◆ SUPPLIED DATA:
————

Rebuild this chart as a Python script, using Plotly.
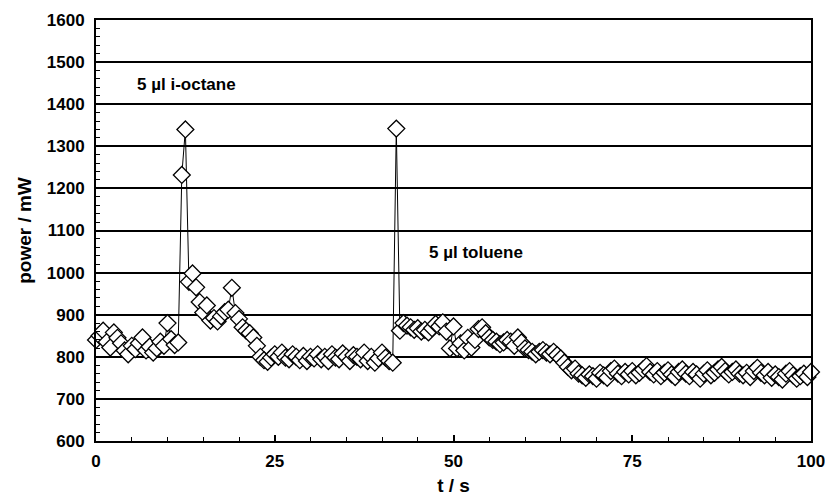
import plotly.graph_objects as go

# sample times (s)
time_s = [
    0, 0.5, 1, 1.5, 2, 2.5, 3, 3.5, 4, 4.5, 5, 5.5, 6, 6.5, 7, 7.5, 8, 8.5, 9, 9.5,
    10, 10.5, 11, 11.5, 12, 12.5, 13, 13.5, 14, 14.5, 15, 15.5, 16, 16.5, 17, 17.5, 18, 18.5, 19, 19.5,
    20, 20.5, 21, 21.5, 22, 22.5, 23, 23.5, 24, 24.5, 25, 25.5, 26, 26.5, 27, 27.5, 28, 28.5, 29, 29.5,
    30, 30.5, 31, 31.5, 32, 32.5, 33, 33.5, 34, 34.5, 35, 35.5, 36, 36.5, 37, 37.5, 38, 38.5, 39, 39.5,
    40, 40.5, 41, 41.5, 42, 42.5, 43, 43.5, 44, 44.5, 45, 45.5, 46, 46.5, 47, 47.5, 48, 48.5, 49, 49.5,
    50, 50.5, 51, 51.5, 52, 52.5, 53, 53.5, 54, 54.5, 55, 55.5, 56, 56.5, 57, 57.5, 58, 58.5, 59, 59.5,
    60, 60.5, 61, 61.5, 62, 62.5, 63, 63.5, 64, 64.5, 65, 65.5, 66, 66.5, 67, 67.5, 68, 68.5, 69, 69.5,
    70, 70.5, 71, 71.5, 72, 72.5, 73, 73.5, 74, 74.5, 75, 75.5, 76, 76.5, 77, 77.5, 78, 78.5, 79, 79.5,
    80, 80.5, 81, 81.5, 82, 82.5, 83, 83.5, 84, 84.5, 85, 85.5, 86, 86.5, 87, 87.5, 88, 88.5, 89, 89.5,
    90, 90.5, 91, 91.5, 92, 92.5, 93, 93.5, 94, 94.5, 95, 95.5, 96, 96.5, 97, 97.5, 98, 98.5, 99, 99.5,
    100,
]

# power (mW)
power_mw = [
    # 0 - 11.5
    840, 850, 862, 835, 822, 858, 845, 832, 815, 806, 826, 818, 832, 846, 815, 824, 810, 820, 836, 826,
    880, 842, 828, 834,
    # 12 - 25  (i-octane injection)
    1232, 1340, 978, 998, 965, 930, 905, 922, 886, 892, 884, 896, 906, 912, 964, 904, 890, 870, 862, 856,
    846, 826, 800, 792, 788, 798, 806,
    # 25.5 - 41.5
    800, 810, 798, 794, 806, 800, 792, 802, 790, 800, 796, 806, 794, 800, 790, 806, 798, 794, 808, 800,
    790, 804, 800, 794, 810, 790, 800, 786, 796, 810, 798, 790, 786,
    # 42 - 65  (toluene injection)
    1342, 862, 880, 874, 870, 864, 868, 860, 864, 858, 868, 878, 872, 882, 860, 820, 872, 820, 832, 815,
    845, 822, 840, 866, 870, 856, 846, 840, 836, 830, 834, 840, 836, 826, 846, 834, 820, 816, 812, 806,
    812, 816, 810, 806, 812, 804, 796,
    # 65.5 - 100
    786, 776, 768, 772, 760, 756, 750, 758, 754, 748, 762, 756, 750, 766, 772, 760, 754, 764, 758, 766,
    756, 762, 770, 778, 764, 758, 766, 754, 762, 768, 758, 752, 764, 770, 760, 754, 764, 758, 748, 760,
    768, 756, 762, 770, 776, 766, 758, 764, 770, 760, 756, 762, 752, 766, 774, 762, 756, 764, 750, 758,
    752, 746, 760, 766, 756, 748, 754, 760, 752, 764,
]

x_tick_vals = [0, 25, 50, 75, 100]
labels = ["5 µl i-octane", "5 µl toluene"]
label_x = [5.5, 46.3]
label_y = [1446, 1047]

assert len(time_s) == len(power_mw)

FONT = "Liberation Sans, Arial, sans-serif"

fig = go.Figure()
fig.add_trace(go.Scatter(
    x=time_s, y=power_mw, mode="lines+markers",
    line=dict(color="black", width=1),
    marker=dict(symbol="diamond", size=13, color="white",
                line=dict(color="black", width=1.3)),
    cliponaxis=False, showlegend=False,
))

for txt, lx, ly in zip(labels, label_x, label_y):
    fig.add_annotation(x=lx, y=ly, text=txt, showarrow=False,
                       xanchor="left", yanchor="middle",
                       font=dict(family=FONT, size=17, color="black", weight="bold"))

fig.update_layout(
    width=825, height=497,
    margin=dict(l=96, r=14, t=20, b=56),
    paper_bgcolor="white", plot_bgcolor="white",
    font=dict(family=FONT, color="black"),
)
fig.update_xaxes(
    range=[0, 100], tickvals=x_tick_vals, automargin=False,
    ticklabeloverflow="allow",
    ticks="inside", ticklen=6, tickwidth=1.5, tickcolor="black",
    minor=dict(dtick=5, ticks="inside", ticklen=4, tickwidth=1, tickcolor="black", showgrid=False),
    showline=True, linewidth=2, linecolor="black", mirror=True,
    showgrid=False, zeroline=False,
    tickfont=dict(family=FONT, size=17, color="black", weight="bold"),
    ticklabelstandoff=4,
    title=dict(text="t / s", font=dict(family=FONT, size=19, color="black", weight="bold"), standoff=8),
)
fig.update_yaxes(
    range=[600, 1600], dtick=100, automargin=False,
    ticks="inside", ticklen=6, tickwidth=1.5, tickcolor="black",
    minor=dict(dtick=20, ticks="inside", ticklen=4, tickwidth=1, tickcolor="black", showgrid=False),
    showline=True, linewidth=2, linecolor="black", mirror=True,
    showgrid=True, gridcolor="black", gridwidth=1.5, zeroline=False,
    tickfont=dict(family=FONT, size=17, color="black", weight="bold"),
    ticklabelstandoff=6,
    title=dict(text="power / mW", font=dict(family=FONT, size=19, color="black", weight="bold"), standoff=10),
)

# remove the default page margin so the 825x497 figure fills the window exactly
fig.write_html(
    "out.html",
    config={"displayModeBar": False},
    post_script="document.body.style.margin='0';document.body.style.overflow='hidden';",
)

————

◆ WRITTEN PROBLEM: Write out an exact copy of the listing, first line through the line containing "import plotly.graph_objects as go", with the pictures left out.

◆ CORRECT RESPONSE:
Rebuild this chart as a Python script, using Plotly.
import plotly.graph_objects as go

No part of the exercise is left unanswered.